For nearly a decade, Rwandan journalists and media houses have consistently collided with both public and private individuals mostly arising from publications or reports that would be considered defamatory.
However, there is a new twist. During a Plenary sitting this morning to examine and vote a draft bill determining offences and penalties in general; defamation has been decriminalized.
Hon. Kayiranga Alfred Chairman of Political Affairs and Gender Committee tabled before the Plenary sitting the report on the Draft law determining offences and penalties in general.
Meanwhile, Justice Minister Johnston Busingye clarified that, “Defamation is still a criminal offence under the 2012 Penal Code. It has been dropped from the Penal Code Bill, now under consideration by Parliament. It will cease being a criminal offence once the Bill is passed by Parliament and enacted into law, as is.”

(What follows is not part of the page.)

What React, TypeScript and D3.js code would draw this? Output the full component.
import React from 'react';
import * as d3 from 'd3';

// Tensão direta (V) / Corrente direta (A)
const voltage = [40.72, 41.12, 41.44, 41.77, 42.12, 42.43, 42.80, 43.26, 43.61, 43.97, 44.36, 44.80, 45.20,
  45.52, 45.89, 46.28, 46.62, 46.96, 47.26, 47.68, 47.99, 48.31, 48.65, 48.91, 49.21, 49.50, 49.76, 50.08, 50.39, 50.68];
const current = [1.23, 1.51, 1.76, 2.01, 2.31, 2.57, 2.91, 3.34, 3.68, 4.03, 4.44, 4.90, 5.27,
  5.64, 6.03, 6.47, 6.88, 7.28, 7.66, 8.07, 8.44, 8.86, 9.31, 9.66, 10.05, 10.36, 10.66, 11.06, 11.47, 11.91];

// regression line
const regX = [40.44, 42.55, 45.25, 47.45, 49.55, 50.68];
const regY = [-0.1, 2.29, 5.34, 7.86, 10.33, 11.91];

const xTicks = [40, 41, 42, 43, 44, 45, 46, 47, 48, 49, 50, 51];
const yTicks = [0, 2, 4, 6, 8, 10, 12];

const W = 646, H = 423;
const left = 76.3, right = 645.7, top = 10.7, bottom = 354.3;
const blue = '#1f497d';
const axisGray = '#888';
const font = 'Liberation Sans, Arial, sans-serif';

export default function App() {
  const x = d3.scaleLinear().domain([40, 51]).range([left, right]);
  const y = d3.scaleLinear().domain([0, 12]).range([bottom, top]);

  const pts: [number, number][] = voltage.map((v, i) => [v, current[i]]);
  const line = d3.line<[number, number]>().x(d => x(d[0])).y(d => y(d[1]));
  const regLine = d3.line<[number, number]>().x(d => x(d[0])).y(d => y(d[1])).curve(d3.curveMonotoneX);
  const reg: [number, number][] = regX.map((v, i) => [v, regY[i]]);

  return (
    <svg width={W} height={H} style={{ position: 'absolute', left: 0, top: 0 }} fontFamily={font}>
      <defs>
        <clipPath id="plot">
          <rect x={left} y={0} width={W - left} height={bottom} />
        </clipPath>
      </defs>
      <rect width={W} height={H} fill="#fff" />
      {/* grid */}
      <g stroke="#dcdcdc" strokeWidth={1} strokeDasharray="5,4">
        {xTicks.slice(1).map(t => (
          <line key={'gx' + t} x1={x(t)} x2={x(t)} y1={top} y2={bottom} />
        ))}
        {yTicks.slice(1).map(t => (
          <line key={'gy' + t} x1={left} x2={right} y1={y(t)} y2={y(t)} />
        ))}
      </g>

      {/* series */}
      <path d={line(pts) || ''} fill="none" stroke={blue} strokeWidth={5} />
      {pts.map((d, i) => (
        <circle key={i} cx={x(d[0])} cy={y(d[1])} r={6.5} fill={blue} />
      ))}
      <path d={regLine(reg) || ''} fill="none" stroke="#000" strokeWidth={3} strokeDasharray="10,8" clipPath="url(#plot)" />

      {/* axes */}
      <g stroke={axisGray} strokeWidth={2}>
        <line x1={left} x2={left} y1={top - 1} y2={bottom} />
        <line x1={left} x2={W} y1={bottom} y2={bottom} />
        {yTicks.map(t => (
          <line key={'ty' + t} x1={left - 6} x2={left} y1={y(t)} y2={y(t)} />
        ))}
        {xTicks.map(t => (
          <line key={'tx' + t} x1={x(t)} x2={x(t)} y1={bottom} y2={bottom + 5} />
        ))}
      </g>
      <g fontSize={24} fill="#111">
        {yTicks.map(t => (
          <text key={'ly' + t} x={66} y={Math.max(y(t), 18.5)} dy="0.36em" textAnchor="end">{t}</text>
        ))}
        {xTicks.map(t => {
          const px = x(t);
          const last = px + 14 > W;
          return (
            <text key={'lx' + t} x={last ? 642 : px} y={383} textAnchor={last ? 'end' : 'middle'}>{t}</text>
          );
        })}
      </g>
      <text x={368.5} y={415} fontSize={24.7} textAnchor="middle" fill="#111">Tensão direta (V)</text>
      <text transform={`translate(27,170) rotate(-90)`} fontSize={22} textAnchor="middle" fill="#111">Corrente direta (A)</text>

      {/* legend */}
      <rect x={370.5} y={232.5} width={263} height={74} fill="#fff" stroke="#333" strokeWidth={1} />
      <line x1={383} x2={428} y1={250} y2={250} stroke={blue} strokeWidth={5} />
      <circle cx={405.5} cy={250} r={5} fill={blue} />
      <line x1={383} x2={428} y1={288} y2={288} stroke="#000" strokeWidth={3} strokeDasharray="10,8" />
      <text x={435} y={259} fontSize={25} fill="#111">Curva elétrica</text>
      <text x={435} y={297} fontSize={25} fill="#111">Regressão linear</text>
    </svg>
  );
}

Under the proposed penal code bill that had been approved for debate in parliament in October this year, media practitioners would face up to 7-year prison sentence or a fine of $8,353 (Rwf7million).
The bill had extensively broken down details of penalties of criminal defamation plus introducing extra offences.
For example publishing an article containing insults would book punishment of a fine between $5800 to $8200 but also the journalist would be sent to Jail for 7 years.
Muganwa Gonzaga, Executive Secretary of Rwanda Journalists Associations told KTPress that this has been a long awaited win for the media in the country.
“For almost ten years we have been campaigning for decriminalisation of defamation. This will give chance for right of response and settling any defamation related cases through a civil court,” Muganwa said.
He added that the country’s self regulation agency- Rwanda Media Commission (RMC) has handled about 240 cases and 60 of these were of defamation nature and were successfully handled.